I think we’ll find that the disintermediation of the investment community cannot continue. We need support at the most organic stage of innovation. And yet that I the stage at which the industry and the investment communities, have fled. Everybody uses the term the “valley of death,” which I think is over-used and misunderstood—same thing with “early-stage investment.” When you’re talking about innovation in the way in which we grind it out, that’s organic-stage. And that’s where it’s difficult—the money we need is the suborganic, or initial-level funding. I hear “too early, too risky,” all the time. But ideas have to start somewhere. And one of these days, the venture community, which has completely evaporated from us—that situation has to change.
So you’ve got to advocate for yourself. So we have to get that message out. So that’s why we’re looking for other resources—the state of Ohio, for instance. The Third Frontier and JobsOhio, have helped. But the idea is, get the word out, look for other partners, and we have to do our part. So don’t say, no, Dr. Jones, don’t come to me with a napkin, come to me with a prototype. Don’t do that. But I’ve accessed the world of financial engineers. So growing the collaboration grows the portfolio. You’re spreading the risk. And so we’re increasing the shots on goal, which means you’re increasing your batting average and maybe even your slugging average. So will the investment community stop saying, “too early, too risky,” stop saying, “We don’t write checks that small”? because on any given day, we have a barrel full of things that need early-concept money—say, $50,000. We have a bucket-full of things that need $100,000. We have projects that need more money than that, smaller numbers of such projects. That’s the pyramid of projects. And that’s innovation. Not every idea you have ends up being the next big thing. It’s tough to predict. And I spend a lot of my time now looking at early predictive analytics for outcomes of innovation.

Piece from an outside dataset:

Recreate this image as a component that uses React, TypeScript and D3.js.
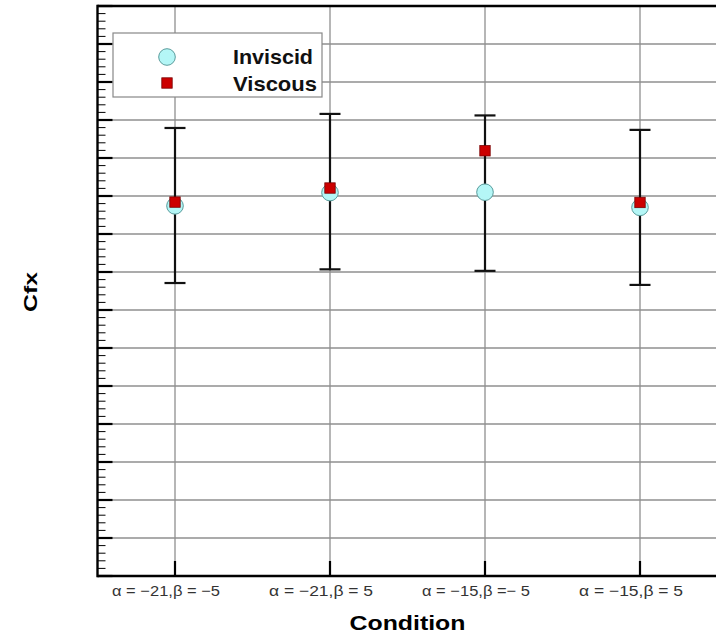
import React from "react";
import * as d3 from "d3";

const categories = ["α = −21,β = −5", "α = −21,β = 5", "α = −15,β =− 5", "α = −15,β = 5"];
const inviscid = [0.0974, 0.1009, 0.101, 0.097];
const viscous = [0.0984, 0.1021, 0.1119, 0.0983];
const errLow = [0.0771, 0.0807, 0.0803, 0.0766];
const errHigh = [0.1179, 0.1216, 0.1212, 0.1174];
const seriesNames = ["Inviscid", "Viscous"];

const W = 716;
const H = 636;
const L = 97.5;
const R = 717.5;
const T = 6;
const B = 576;

export default function App() {
  const x = d3.scaleLinear().domain([0.5, 4.5]).range([L, R]);
  const y = d3.scaleLinear().domain([0, 0.15]).range([B, T]);
  const majors = d3.range(0, 16).map((i) => i * 0.01);
  const minors = d3.range(0, 76).filter((i) => i % 5 !== 0).map((i) => i * 0.002);
  const font = "'Liberation Sans', Arial, Helvetica, sans-serif";

  return (
    <svg
      width={W}
      height={H}
      style={{ position: "absolute", left: 0, top: 0, background: "#fff" }}
      fontFamily={font}
    >
      <rect x={0} y={0} width={W} height={H} fill="#fff" />
      {/* horizontal grid */}
      {majors.map((v, i) => (
        <line key={"gy" + i} x1={L} x2={R} y1={y(v)} y2={y(v)} stroke="#8f8f8f" strokeWidth={1.3} />
      ))}
      {/* vertical grid */}
      {categories.map((c, i) => (
        <line key={"gx" + i} x1={x(i + 1)} x2={x(i + 1)} y1={T} y2={B} stroke="#8f8f8f" strokeWidth={1.3} />
      ))}
      {/* error bars */}
      {categories.map((c, i) => (
        <g key={"eb" + i} stroke="#111" strokeWidth={2.2}>
          <line x1={x(i + 1)} x2={x(i + 1)} y1={y(errLow[i])} y2={y(errHigh[i])} />
          <line x1={x(i + 1) - 10.5} x2={x(i + 1) + 10.5} y1={y(errLow[i])} y2={y(errLow[i])} />
          <line x1={x(i + 1) - 10.5} x2={x(i + 1) + 10.5} y1={y(errHigh[i])} y2={y(errHigh[i])} />
        </g>
      ))}
      {/* inviscid */}
      {inviscid.map((v, i) => (
        <circle key={"c" + i} cx={x(i + 1)} cy={y(v)} r={8.3} fill="#b4f6f6" stroke="#5a9c9c" strokeWidth={1} />
      ))}
      {/* viscous */}
      {viscous.map((v, i) => (
        <rect key={"s" + i} x={x(i + 1) - 5.2} y={y(v) - 5.2} width={10.4} height={10.4} fill="#cc0000" stroke="#7a0000" strokeWidth={0.8} />
      ))}
      {/* left ticks */}
      {majors.map((v, i) => (
        <line key={"mt" + i} x1={L} x2={L + 15} y1={y(v)} y2={y(v)} stroke="#000" strokeWidth={2.2} />
      ))}
      {minors.map((v, i) => (
        <line key={"nt" + i} x1={L} x2={L + 8} y1={y(v)} y2={y(v)} stroke="#000" strokeWidth={1} />
      ))}
      {/* bottom ticks */}
      {categories.map((c, i) => (
        <line key={"bt" + i} x1={x(i + 1)} x2={x(i + 1)} y1={B} y2={B - 15} stroke="#000" strokeWidth={2.2} />
      ))}
      {/* frame */}
      <line x1={L} x2={R} y1={T} y2={T} stroke="#000" strokeWidth={2.4} />
      <line x1={L} x2={R} y1={B} y2={B} stroke="#000" strokeWidth={2.4} />
      <line x1={L} x2={L} y1={T - 1.2} y2={B + 1.2} stroke="#000" strokeWidth={2.4} />
      {/* legend */}
      <g>
        <rect x={113} y={33} width={209} height={64} fill="#fff" stroke="#888" strokeWidth={1.2} />
        <circle cx={167} cy={57} r={8.3} fill="#b4f6f6" stroke="#5a9c9c" strokeWidth={1} />
        <rect x={167 - 5.2} y={83 - 5.2} width={10.4} height={10.4} fill="#cc0000" stroke="#7a0000" strokeWidth={0.8} />
        <text x={313} y={64} textAnchor="end" fontSize={21} fontWeight="bold" fill="#111" textLength={80} lengthAdjust="spacingAndGlyphs">
          {seriesNames[0]}
        </text>
        <text x={317} y={90.5} textAnchor="end" fontSize={21} fontWeight="bold" fill="#111" textLength={84} lengthAdjust="spacingAndGlyphs">
          {seriesNames[1]}
        </text>
      </g>
      {/* x tick labels */}
      {categories.map((c, i) => (
        <text
          key={"xl" + i}
          x={x(i + 1) - 9}
          y={596}
          textAnchor="middle"
          fontSize={15}
          fill="#333"
          textLength={i === 1 || i === 3 ? 104 : 108}
          lengthAdjust="spacingAndGlyphs"
        >
          {c}
        </text>
      ))}
      {/* axis titles */}
      <text x={407.5} y={629.5} textAnchor="middle" fontSize={21} fontWeight="bold" fill="#000" textLength={116} lengthAdjust="spacingAndGlyphs">
        Condition
      </text>
      <text
        transform="translate(36.5,292) rotate(-90)"
        textAnchor="middle"
        fontSize={19}
        fontWeight="bold"
        fill="#000"
        textLength={40}
        lengthAdjust="spacingAndGlyphs"
      >
        Cfx
      </text>
    </svg>
  );
}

A couple of game-changers: everybody in the ecosystem, providers, vendors, investors, government, have to come together to solve the capital gap. Second, some of us are working very hard to streamline innovation. We’re trying to figure out ways to have better predictive analytics for eventual outcomes, including financial outcomes, lives saved, derivative products, etc. I’m working very hard on developing that type of platform.
Clearly, you believe that more large health systems should get into this?

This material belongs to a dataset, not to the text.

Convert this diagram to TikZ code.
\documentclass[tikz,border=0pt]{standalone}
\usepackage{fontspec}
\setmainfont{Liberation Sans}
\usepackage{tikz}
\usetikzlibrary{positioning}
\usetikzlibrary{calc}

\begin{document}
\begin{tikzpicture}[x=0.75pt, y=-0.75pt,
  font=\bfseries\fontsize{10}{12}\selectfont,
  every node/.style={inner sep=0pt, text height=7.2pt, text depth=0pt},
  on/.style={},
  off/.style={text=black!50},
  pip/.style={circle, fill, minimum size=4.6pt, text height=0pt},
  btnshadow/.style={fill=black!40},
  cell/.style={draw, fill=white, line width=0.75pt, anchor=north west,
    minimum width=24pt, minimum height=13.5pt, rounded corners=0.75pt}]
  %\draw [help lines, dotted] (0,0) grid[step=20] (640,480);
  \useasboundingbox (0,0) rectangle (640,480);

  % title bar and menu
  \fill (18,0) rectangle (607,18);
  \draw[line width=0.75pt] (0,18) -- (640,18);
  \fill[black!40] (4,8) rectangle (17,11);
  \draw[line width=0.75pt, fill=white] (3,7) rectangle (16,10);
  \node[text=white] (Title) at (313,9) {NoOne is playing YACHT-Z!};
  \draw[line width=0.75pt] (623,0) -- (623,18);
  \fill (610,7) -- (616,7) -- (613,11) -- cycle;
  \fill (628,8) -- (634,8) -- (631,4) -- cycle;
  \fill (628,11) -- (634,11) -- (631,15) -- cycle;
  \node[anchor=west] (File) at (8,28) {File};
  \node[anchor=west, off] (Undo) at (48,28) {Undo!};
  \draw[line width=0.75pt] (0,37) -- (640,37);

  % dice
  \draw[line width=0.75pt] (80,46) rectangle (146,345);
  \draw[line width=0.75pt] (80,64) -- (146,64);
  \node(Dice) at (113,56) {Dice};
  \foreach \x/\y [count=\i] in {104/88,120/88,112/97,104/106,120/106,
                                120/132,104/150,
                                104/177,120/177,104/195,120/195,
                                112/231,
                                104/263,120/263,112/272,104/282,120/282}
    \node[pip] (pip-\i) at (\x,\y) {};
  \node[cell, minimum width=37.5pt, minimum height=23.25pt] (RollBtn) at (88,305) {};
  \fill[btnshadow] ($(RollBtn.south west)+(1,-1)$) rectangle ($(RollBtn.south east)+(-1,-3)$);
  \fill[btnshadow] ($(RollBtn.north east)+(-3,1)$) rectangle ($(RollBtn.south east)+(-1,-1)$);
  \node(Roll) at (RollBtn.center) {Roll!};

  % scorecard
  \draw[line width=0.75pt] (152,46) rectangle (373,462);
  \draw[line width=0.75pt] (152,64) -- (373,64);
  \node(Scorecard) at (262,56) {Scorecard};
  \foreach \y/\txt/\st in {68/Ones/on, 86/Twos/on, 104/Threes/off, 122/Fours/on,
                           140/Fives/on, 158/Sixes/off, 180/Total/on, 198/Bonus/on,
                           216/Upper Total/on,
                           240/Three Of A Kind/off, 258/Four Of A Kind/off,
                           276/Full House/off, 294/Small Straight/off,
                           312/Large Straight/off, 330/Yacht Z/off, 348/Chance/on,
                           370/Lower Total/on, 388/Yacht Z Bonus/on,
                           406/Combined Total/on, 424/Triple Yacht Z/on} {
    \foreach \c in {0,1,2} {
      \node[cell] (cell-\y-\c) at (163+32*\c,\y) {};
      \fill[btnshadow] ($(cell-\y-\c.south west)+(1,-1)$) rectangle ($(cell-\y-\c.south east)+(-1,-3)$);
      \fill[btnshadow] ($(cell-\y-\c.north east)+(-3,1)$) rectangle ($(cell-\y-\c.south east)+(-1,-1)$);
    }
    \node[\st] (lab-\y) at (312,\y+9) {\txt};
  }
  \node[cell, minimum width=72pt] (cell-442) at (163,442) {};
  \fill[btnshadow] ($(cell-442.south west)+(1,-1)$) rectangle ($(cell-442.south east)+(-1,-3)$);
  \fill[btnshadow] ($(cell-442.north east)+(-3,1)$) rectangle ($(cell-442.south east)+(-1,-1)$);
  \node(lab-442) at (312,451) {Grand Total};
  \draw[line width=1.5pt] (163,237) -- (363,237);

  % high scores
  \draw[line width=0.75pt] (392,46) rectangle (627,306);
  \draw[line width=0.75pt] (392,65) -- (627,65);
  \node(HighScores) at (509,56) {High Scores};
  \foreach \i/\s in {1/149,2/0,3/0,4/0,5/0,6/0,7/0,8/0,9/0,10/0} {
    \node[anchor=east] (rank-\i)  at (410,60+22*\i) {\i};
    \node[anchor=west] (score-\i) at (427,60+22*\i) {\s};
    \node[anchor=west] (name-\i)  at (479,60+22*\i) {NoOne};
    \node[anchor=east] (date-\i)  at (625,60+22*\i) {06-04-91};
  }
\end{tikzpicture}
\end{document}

Yes, I believe that the logical crucibles for the type of innovation that will move the needle in healthcare transformation, is typically occurring in healthcare facilities and in research universities. So I believe it’s not only an opportunity, but almost a responsibility. And if you think about it, here we are in a day when all the talk is about clusters. Well, the best way to aggregate smart people is to bring them into gatherings together. We want to find these interdependent communities with nuclei of creative thought; and they’ll mostly be in healthcare facilities and academic research centers. And we have to tell industry, come and join us at the beginning of the journey. Innovation is not acquisition. We need them to come and join us at the early stages of innovation, so there’s always a pipeline.